Transport emissions of CO2, which are priced in the ETS, have on the other hand increased by a whopping 82% since 1990 and continue to increase.
“The evidence does not support claims that pricing emissions through the ETS is a successful strategy”.
“The Government is using the threat of putting animal emissions in to the ETS to drive down farm emissions but the ETS is completely the wrong tool for reducing emissions because it does not take in to account the difference between carbon emissions sourced from methane and those from CO2. Putting farmers in the ETS will also more than likely see emissions rise as it punishes all farmers whether they are increasing emissions or decreasing them, so farmer’s likely response would be to increase output to pay the cost thereby increasing emissions.
Farmers must not feel bullied by the threat of the ETS and continue to do the right thing and use the opportunity this interim period provides to devise mechanisms to continue to drive up emissions efficiency and continue to produce increasing quantities of low emissions quality food for a growing world population. What they must not do is reduce production or even cap production just in order to reduce emissions, which by all accounts is their only option currently available.
“All reports and analysis confirm reductions in emissions intensity are possible but reductions in absolute methane emissions, such as the 10% reduction by 2030 the Government proposes in its carbon zero bill, are only achievable at the expense of food production. This is in contravention of NZ’s commitment in the Paris Agreement which requires emissions reductions are not to be achieved at the expense of food production. Faced with a growing world population it is selfish, anti-human and counterproductive to reduce food production. People need to eat and if NZ is too selfish to be concerned about that, other more compassionate countries will have to increase production and this will result in increased global emissions because they are not as efficient as we are.
“Carbon emissions sourced from methane are quite different to carbon emissions sourced from CO2. They are not comparable and while livestock do cause half our carbon emissions they do not cause half our global warming. This is because methane emissions when stable are not causing any increase in atmospheric methane, as opposed to C02 emissions which do cause increases in atmospheric CO2. When methane emissions are stable any warming impact they have would be the same impact CO2 emissions will have once reduced to zero.

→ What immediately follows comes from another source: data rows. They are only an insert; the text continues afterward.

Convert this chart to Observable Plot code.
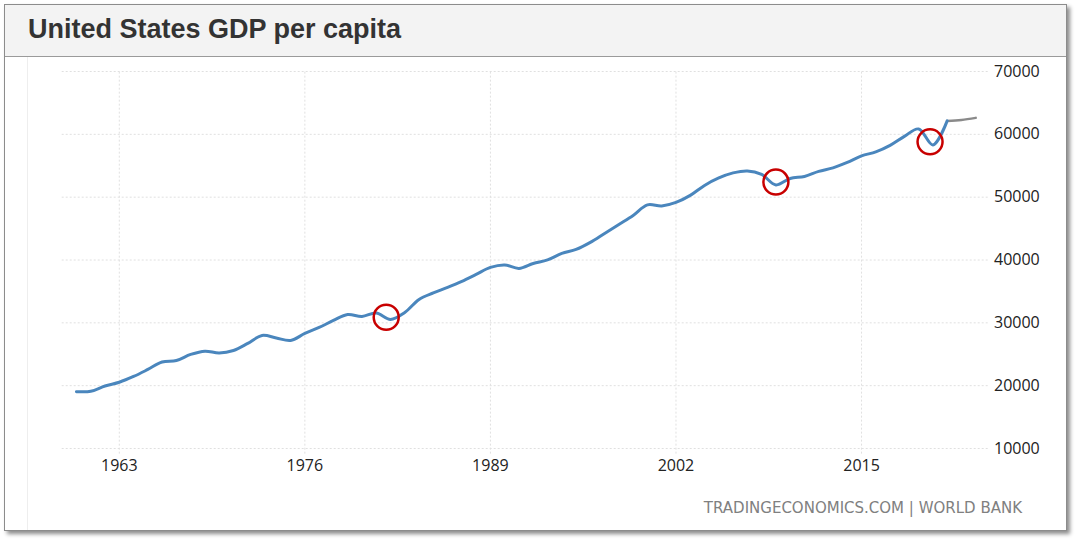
<!DOCTYPE html>
<html><head><meta charset="utf-8">
<script src="https://cdn.jsdelivr.net/npm/d3@7"></script>
<script src="https://cdn.jsdelivr.net/npm/@observablehq/plot@0.6"></script>
<style>
html,body{margin:0;padding:0;background:#fff;}
body{width:1080px;height:543px;overflow:hidden;position:relative;}
#box{position:absolute;left:4px;top:4px;width:1061px;height:525px;border:1px solid #8c8c8c;box-shadow:3px 3px 4px rgba(0,0,0,0.45);background:#fff;}
#title{height:51px;background:#f3f3f3;border-bottom:1px solid #9a9a9a;font:bold 27px "Liberation Sans",Arial,sans-serif;color:#333;padding-left:23px;line-height:48px;box-sizing:content-box;}
#edge{position:absolute;left:22px;top:52px;width:1px;height:473px;background:#eeeeee;}
#chart{position:absolute;left:0;top:52px;}
#source{position:absolute;right:44px;top:494px;font:15px "DejaVu Sans",sans-serif;color:#808080;white-space:nowrap;}
</style>
</head><body>
<div id="box">
  <div id="title">United States GDP per capita</div>
  <div id="edge"></div>
  <div id="chart"></div>
  <div id="source">TRADINGECONOMICS.COM | WORLD BANK</div>
</div>
<script>
const years = [1960,1961,1962,1963,1964,1965,1966,1967,1968,1969,
  1970,1971,1972,1973,1974,1975,1976,1977,1978,1979,
  1980,1981,1982,1983,1984,1985,1986,1987,1988,1989,
  1990,1991,1992,1993,1994,1995,1996,1997,1998,1999,
  2000,2001,2002,2003,2004,2005,2006,2007,2008,2009,
  2010,2011,2012,2013,2014,2015,2016,2017,2018,2019,
  2020,2021];
const gdpPerCapita = [19050,19100,19950,20550,21460,22580,23770,24010,24970,25490,
  25200,25600,26720,27990,27590,27190,28310,29260,30380,31330,
  31010,31570,30540,31650,33720,34760,35630,36590,37700,38820,
  39210,38660,39450,40010,41040,41680,42800,44230,45660,47090,
  48770,48600,49160,50280,51870,53060,53860,54180,53620,51950,
  52980,53300,54100,54660,55530,56570,57200,58240,59670,60860,
  58320,62140];
const forecastYears = [2021,2022,2023];
const forecastValues = [62140,62300,62620];
const xTicks = [1963,1976,1989,2002,2015];
const yTicks = [10000,20000,30000,40000,50000,60000,70000];
const markYears = [1981.7,2009.0,2019.8];
const markValues = [30900,52400,58800];

const series = years.map((y,i)=>({year:y, value:gdpPerCapita[i]}));
const forecast = forecastYears.map((y,i)=>({year:y, value:forecastValues[i]}));
const marks = markYears.map((y,i)=>({year:y, value:markValues[i]}));

const fmt = d => String(d);
const chart = Plot.plot({
  width:1061, height:472,
  marginLeft:56.7, marginRight:76.5, marginTop:14, marginBottom:81,
  x:{domain:[1959,2024]},
  y:{domain:[10000,70000]},
  style:{fontFamily:'"Open Sans", sans-serif', fontSize:'16px', color:'#222', background:'transparent', overflow:'visible'},
  marks:[
    Plot.gridY(yTicks, {stroke:'#e0e0e0', strokeOpacity:1, strokeDasharray:'2,2'}),
    Plot.ruleX(xTicks, {x:d=>d, y1:9100, y2:70000, stroke:'#e0e0e0', strokeDasharray:'2,2'}),
    Plot.axisY(yTicks, {anchor:'right', tickSize:0, tickPadding:4, tickFormat:fmt, label:null, fontSize:16}),
    Plot.axisX(xTicks, {anchor:'bottom', tickSize:0, tickPadding:11, tickFormat:fmt, label:null, fontSize:16}),
    Plot.line(forecast, {x:'year', y:'value', stroke:'#8a8a8a', strokeWidth:2.5, curve:'catmull-rom'}),
    Plot.line(series, {x:'year', y:'value', stroke:'#4a86bd', strokeWidth:3, curve:'catmull-rom'}),
    Plot.dot(marks, {x:'year', y:'value', r:12.5, stroke:'#c80000', strokeWidth:2.5, fill:'none'})
  ]
});
document.getElementById('chart').appendChild(chart);
</script>
</body></html>
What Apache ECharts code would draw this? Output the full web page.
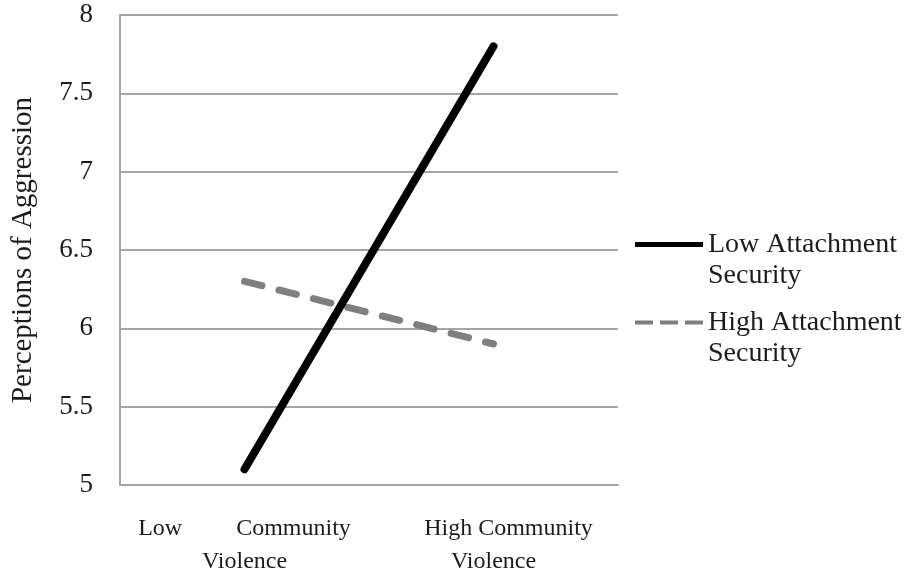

“The 95% discount proposed in the back stop ETS proposal for agricultural emissions, equates to the 90% discount and a two for one surrender deal all emission intense trade exposed industry got when they entered the ETS in 2008, so it is nothing special. The taxpayer does not pay the 95% either because there is no payment required by anyone.
“The carbon zero bill requires the Government (not farmers) to reduce methane emissions by 10% by 2030 and is not achievable nor desirable.
“The Government would be well advised to ensure its policies don’t just make matters worse, after all methane is a success story now and that has been nothing to do with the Government and everything to do with innovative farmers continuing to be the best in the world.